Еще один вопрос: точный адрес проживания крестьян. После переписи 1624 г. вплоть до переписи 1659 г. не удалось найти ни одной, называющий деревни. Все крестьяне идут общим списком по слободе. В поручных изредка деревни упоминаются.
Писцовые материалы грешат неточностями в датах. Например, в крестоприводной книге 1645 г. встречаются лица, чье появление «в Сибири» переписная книга 1680 г. относит к более поздним годам. Поручные записи имеют точную дату составления, почти всегда соответствующую дате вступление в хозяйствование. Для новопашенных указано число льготных лет. Иногда указываются даты более ранних событий. Все это позволяет уточнить хронологию отдельных семей.
Сравнение данных поручных записей с данными писцовых книг позволяет выяснить судьбу некоторых малопонятных персонажей. В переписной книге 1624 г. у ямщика Еремки Фефилова в деревне на Мугае показаны половники – Первушка Федоров Колмогорцов от Соли Вычегоцкой, Васка Олексиев сын Бунков Устюжанин и Терешка Конанов сын Чювашев Устюжанин. «А живут все в полове, а дворов не ставливали… И воеводы их и порутчиков их, у которых дворов нет, велели тотчас сыскати и дворы им велели ставити тотчас». В чем дело? Эта компания обнаруживается годом раньше в Невьянской слободе. В июне 1623 г. Василий Иевлев сын Бунков, Первой Федоров сын Пермогорцов, Терентий Конанов сын Чувашев и Фома Степанов сын Новгородец поручились друг за друга в невьянские пашенные крестьяне.
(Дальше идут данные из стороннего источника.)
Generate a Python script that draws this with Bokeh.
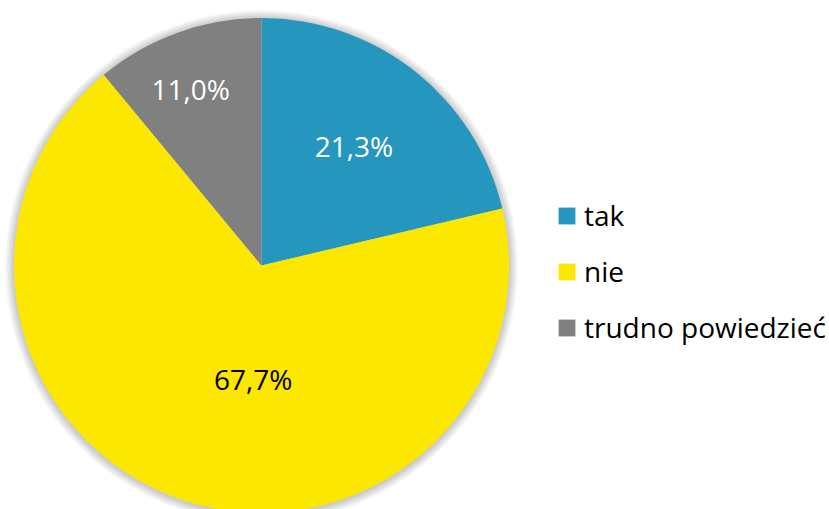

Поручные записи уточняют их прозвища и прозвания и позволяют предположить развитие событий. Коль год спустя трое из четверых связанных круговой порукой обнаруживаются за пределами Невьянской слободы и без собственных хозяйств, есть основание считать, что их четвертый товарищ сбежал, и остальные, не захотев выполнять условия поруки, попытались сделать то же.
В архивах Москвы и Санкт-Петербурга хранится большое количество поручных записей крестьян Верхотурского уезда. Даже самые предварительные выводы, основанные на изучении небольшого их количества, позволяют видеть в поручных записях огромный информационный резерв для уральской генеалогии.
[1] Подробнее см.: Мосин А. Г., Коновалов Ю. В. Источники родословий уральских крестьян // Уральская родословная книга: Крестьянские фамилии. Екатеринбург, 2000. С.313-316.
[2] Добрыднев В. А. Поручные верхотурских новопашенных крестьян 20-х – 30-х годов XVII века // Уральский родовед. Вып.6. Екатеринбург, 2002. С.74-80.
[3] РГАДА. Ф.1111. Оп.2. Д.10. Сст.1-36.
[4] РГАДА. Ф.214. Оп.1 Д.5. Л.251.
[5] РГАДА. Ф.1111. Оп.1. Д.123. Ч.1. Сст.1-228. Часть листов в деле перепутаны. Удалось соединить разобщенные фрагменты пяти поручных записей: сст.197 перед сст.210, 201 перед 204, 206 перед 198, 207 перед 211, 213 перед 208.
Материалы Второй Уральской родоведческой научно-практической конференци. Екатеринбург, 15-16 ноября 2002 г. Екатеринбург, 2004. С.19-21.